### [Exercise brief]
Copy the data that follows, character for character, minus the pictures.

### [Dataset excerpt]
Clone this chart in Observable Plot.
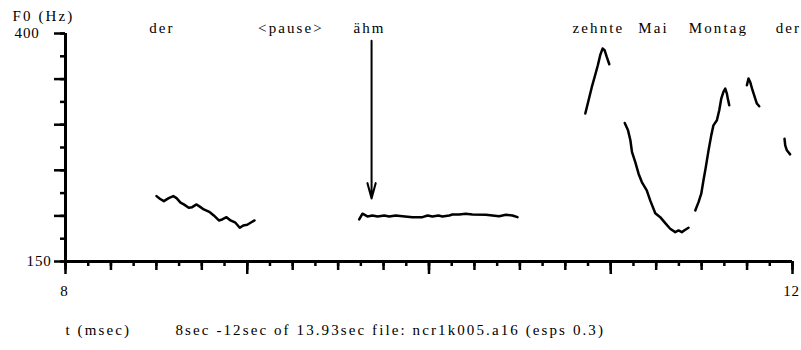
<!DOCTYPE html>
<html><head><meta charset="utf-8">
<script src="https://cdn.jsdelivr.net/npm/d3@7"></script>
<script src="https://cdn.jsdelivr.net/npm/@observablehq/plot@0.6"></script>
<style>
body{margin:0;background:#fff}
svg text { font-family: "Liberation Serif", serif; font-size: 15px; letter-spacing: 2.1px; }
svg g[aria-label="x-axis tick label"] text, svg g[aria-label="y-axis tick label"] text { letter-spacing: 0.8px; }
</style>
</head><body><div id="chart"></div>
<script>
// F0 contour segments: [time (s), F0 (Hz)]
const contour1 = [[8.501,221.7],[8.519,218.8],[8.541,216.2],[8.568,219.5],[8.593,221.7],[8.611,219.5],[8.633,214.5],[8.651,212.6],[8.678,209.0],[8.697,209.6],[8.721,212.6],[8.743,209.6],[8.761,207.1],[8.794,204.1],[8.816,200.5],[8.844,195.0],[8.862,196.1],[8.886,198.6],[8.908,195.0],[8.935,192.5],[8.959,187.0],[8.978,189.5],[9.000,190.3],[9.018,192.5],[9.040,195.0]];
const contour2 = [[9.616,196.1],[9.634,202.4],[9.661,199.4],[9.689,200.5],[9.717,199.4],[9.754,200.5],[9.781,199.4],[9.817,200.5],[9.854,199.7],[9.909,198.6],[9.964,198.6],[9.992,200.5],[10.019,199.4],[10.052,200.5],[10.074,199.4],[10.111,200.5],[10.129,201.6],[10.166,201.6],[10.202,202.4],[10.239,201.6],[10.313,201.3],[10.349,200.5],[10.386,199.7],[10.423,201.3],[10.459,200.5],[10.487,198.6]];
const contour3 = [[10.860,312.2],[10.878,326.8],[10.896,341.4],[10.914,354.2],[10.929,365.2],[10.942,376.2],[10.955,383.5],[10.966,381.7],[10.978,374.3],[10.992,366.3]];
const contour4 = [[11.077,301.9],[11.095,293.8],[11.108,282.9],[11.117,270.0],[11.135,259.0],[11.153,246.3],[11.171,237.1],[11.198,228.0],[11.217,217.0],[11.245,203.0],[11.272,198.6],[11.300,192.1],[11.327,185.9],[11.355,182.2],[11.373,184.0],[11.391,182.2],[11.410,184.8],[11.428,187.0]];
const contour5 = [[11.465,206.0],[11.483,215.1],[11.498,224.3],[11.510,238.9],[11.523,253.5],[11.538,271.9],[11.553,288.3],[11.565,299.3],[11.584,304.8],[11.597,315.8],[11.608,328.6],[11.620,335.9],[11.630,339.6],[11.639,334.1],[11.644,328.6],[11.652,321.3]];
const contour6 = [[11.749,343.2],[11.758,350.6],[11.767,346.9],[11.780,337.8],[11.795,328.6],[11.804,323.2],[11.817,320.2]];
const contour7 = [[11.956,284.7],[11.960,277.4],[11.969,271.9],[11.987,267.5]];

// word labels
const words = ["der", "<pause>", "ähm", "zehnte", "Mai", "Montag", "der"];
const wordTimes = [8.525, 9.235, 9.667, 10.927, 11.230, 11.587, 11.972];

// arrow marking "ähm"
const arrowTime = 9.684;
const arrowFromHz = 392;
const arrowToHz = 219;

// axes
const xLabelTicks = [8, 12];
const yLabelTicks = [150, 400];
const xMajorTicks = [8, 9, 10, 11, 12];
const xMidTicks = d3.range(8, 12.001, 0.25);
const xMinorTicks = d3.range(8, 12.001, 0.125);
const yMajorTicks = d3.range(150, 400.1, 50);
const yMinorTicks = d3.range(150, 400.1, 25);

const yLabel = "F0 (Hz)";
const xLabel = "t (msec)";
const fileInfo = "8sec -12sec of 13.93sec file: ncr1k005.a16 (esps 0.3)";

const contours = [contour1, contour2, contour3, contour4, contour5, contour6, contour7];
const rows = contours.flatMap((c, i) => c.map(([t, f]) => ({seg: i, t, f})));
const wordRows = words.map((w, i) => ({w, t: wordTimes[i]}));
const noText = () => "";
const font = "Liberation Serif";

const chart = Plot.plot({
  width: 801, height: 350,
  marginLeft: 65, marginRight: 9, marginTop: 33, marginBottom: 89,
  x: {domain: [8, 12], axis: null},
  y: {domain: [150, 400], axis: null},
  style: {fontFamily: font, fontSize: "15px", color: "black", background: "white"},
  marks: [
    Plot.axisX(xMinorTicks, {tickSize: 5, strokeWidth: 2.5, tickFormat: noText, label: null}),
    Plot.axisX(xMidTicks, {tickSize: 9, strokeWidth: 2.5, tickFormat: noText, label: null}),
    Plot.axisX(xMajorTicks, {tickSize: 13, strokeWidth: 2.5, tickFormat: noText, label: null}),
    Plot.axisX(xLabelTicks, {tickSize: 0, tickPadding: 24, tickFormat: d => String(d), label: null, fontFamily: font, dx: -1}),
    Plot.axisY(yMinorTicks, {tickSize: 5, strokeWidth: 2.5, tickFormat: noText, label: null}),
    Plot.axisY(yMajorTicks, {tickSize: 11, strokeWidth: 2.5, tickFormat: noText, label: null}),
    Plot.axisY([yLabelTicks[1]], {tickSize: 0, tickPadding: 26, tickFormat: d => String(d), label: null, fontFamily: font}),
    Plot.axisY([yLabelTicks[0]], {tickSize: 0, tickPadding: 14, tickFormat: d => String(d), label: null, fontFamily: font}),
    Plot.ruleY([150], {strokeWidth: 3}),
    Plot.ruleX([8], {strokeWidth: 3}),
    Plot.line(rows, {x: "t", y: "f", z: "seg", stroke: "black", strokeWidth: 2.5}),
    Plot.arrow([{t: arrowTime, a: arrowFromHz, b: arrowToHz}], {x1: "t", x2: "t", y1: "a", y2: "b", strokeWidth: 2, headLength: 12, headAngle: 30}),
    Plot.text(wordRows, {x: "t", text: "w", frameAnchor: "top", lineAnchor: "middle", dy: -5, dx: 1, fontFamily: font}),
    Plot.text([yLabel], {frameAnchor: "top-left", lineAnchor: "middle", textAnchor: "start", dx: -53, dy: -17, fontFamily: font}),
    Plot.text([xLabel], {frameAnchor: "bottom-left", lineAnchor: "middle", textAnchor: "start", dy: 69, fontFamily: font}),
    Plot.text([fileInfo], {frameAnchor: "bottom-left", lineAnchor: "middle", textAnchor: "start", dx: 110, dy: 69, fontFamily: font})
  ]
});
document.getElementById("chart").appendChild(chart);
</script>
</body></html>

### [Exercise result]
Clone this chart in Observable Plot.
<!DOCTYPE html>
<html><head><meta charset="utf-8">
<script src="https://cdn.jsdelivr.net/npm/d3@7"></script>
<script src="https://cdn.jsdelivr.net/npm/@observablehq/plot@0.6"></script>
<style>
body{margin:0;background:#fff}
svg text { font-family: "Liberation Serif", serif; font-size: 15px; letter-spacing: 2.1px; }
svg g[aria-label="x-axis tick label"] text, svg g[aria-label="y-axis tick label"] text { letter-spacing: 0.8px; }
</style>
</head><body><div id="chart"></div>
<script>
// F0 contour segments: [time (s), F0 (Hz)]
const contour1 = [[8.501,221.7],[8.519,218.8],[8.541,216.2],[8.568,219.5],[8.593,221.7],[8.611,219.5],[8.633,214.5],[8.651,212.6],[8.678,209.0],[8.697,209.6],[8.721,212.6],[8.743,209.6],[8.761,207.1],[8.794,204.1],[8.816,200.5],[8.844,195.0],[8.862,196.1],[8.886,198.6],[8.908,195.0],[8.935,192.5],[8.959,187.0],[8.978,189.5],[9.000,190.3],[9.018,192.5],[9.040,195.0]];
const contour2 = [[9.616,196.1],[9.634,202.4],[9.661,199.4],[9.689,200.5],[9.717,199.4],[9.754,200.5],[9.781,199.4],[9.817,200.5],[9.854,199.7],[9.909,198.6],[9.964,198.6],[9.992,200.5],[10.019,199.4],[10.052,200.5],[10.074,199.4],[10.111,200.5],[10.129,201.6],[10.166,201.6],[10.202,202.4],[10.239,201.6],[10.313,201.3],[10.349,200.5],[10.386,199.7],[10.423,201.3],[10.459,200.5],[10.487,198.6]];
const contour3 = [[10.860,312.2],[10.878,326.8],[10.896,341.4],[10.914,354.2],[10.929,365.2],[10.942,376.2],[10.955,383.5],[10.966,381.7],[10.978,374.3],[10.992,366.3]];
const contour4 = [[11.077,301.9],[11.095,293.8],[11.108,282.9],[11.117,270.0],[11.135,259.0],[11.153,246.3],[11.171,237.1],[11.198,228.0],[11.217,217.0],[11.245,203.0],[11.272,198.6],[11.300,192.1],[11.327,185.9],[11.355,182.2],[11.373,184.0],[11.391,182.2],[11.410,184.8],[11.428,187.0]];
const contour5 = [[11.465,206.0],[11.483,215.1],[11.498,224.3],[11.510,238.9],[11.523,253.5],[11.538,271.9],[11.553,288.3],[11.565,299.3],[11.584,304.8],[11.597,315.8],[11.608,328.6],[11.620,335.9],[11.630,339.6],[11.639,334.1],[11.644,328.6],[11.652,321.3]];
const contour6 = [[11.749,343.2],[11.758,350.6],[11.767,346.9],[11.780,337.8],[11.795,328.6],[11.804,323.2],[11.817,320.2]];
const contour7 = [[11.956,284.7],[11.960,277.4],[11.969,271.9],[11.987,267.5]];

// word labels
const words = ["der", "<pause>", "ähm", "zehnte", "Mai", "Montag", "der"];
const wordTimes = [8.525, 9.235, 9.667, 10.927, 11.230, 11.587, 11.972];

// arrow marking "ähm"
const arrowTime = 9.684;
const arrowFromHz = 392;
const arrowToHz = 219;

// axes
const xLabelTicks = [8, 12];
const yLabelTicks = [150, 400];
const xMajorTicks = [8, 9, 10, 11, 12];
const xMidTicks = d3.range(8, 12.001, 0.25);
const xMinorTicks = d3.range(8, 12.001, 0.125);
const yMajorTicks = d3.range(150, 400.1, 50);
const yMinorTicks = d3.range(150, 400.1, 25);

const yLabel = "F0 (Hz)";
const xLabel = "t (msec)";
const fileInfo = "8sec -12sec of 13.93sec file: ncr1k005.a16 (esps 0.3)";

const contours = [contour1, contour2, contour3, contour4, contour5, contour6, contour7];
const rows = contours.flatMap((c, i) => c.map(([t, f]) => ({seg: i, t, f})));
const wordRows = words.map((w, i) => ({w, t: wordTimes[i]}));
const noText = () => "";
const font = "Liberation Serif";

const chart = Plot.plot({
  width: 801, height: 350,
  marginLeft: 65, marginRight: 9, marginTop: 33, marginBottom: 89,
  x: {domain: [8, 12], axis: null},
  y: {domain: [150, 400], axis: null},
  style: {fontFamily: font, fontSize: "15px", color: "black", background: "white"},
  marks: [
    Plot.axisX(xMinorTicks, {tickSize: 5, strokeWidth: 2.5, tickFormat: noText, label: null}),
    Plot.axisX(xMidTicks, {tickSize: 9, strokeWidth: 2.5, tickFormat: noText, label: null}),
    Plot.axisX(xMajorTicks, {tickSize: 13, strokeWidth: 2.5, tickFormat: noText, label: null}),
    Plot.axisX(xLabelTicks, {tickSize: 0, tickPadding: 24, tickFormat: d => String(d), label: null, fontFamily: font, dx: -1}),
    Plot.axisY(yMinorTicks, {tickSize: 5, strokeWidth: 2.5, tickFormat: noText, label: null}),
    Plot.axisY(yMajorTicks, {tickSize: 11, strokeWidth: 2.5, tickFormat: noText, label: null}),
    Plot.axisY([yLabelTicks[1]], {tickSize: 0, tickPadding: 26, tickFormat: d => String(d), label: null, fontFamily: font}),
    Plot.axisY([yLabelTicks[0]], {tickSize: 0, tickPadding: 14, tickFormat: d => String(d), label: null, fontFamily: font}),
    Plot.ruleY([150], {strokeWidth: 3}),
    Plot.ruleX([8], {strokeWidth: 3}),
    Plot.line(rows, {x: "t", y: "f", z: "seg", stroke: "black", strokeWidth: 2.5}),
    Plot.arrow([{t: arrowTime, a: arrowFromHz, b: arrowToHz}], {x1: "t", x2: "t", y1: "a", y2: "b", strokeWidth: 2, headLength: 12, headAngle: 30}),
    Plot.text(wordRows, {x: "t", text: "w", frameAnchor: "top", lineAnchor: "middle", dy: -5, dx: 1, fontFamily: font}),
    Plot.text([yLabel], {frameAnchor: "top-left", lineAnchor: "middle", textAnchor: "start", dx: -53, dy: -17, fontFamily: font}),
    Plot.text([xLabel], {frameAnchor: "bottom-left", lineAnchor: "middle", textAnchor: "start", dy: 69, fontFamily: font}),
    Plot.text([fileInfo], {frameAnchor: "bottom-left", lineAnchor: "middle", textAnchor: "start", dx: 110, dy: 69, fontFamily: font})
  ]
});
document.getElementById("chart").appendChild(chart);
</script>
</body></html>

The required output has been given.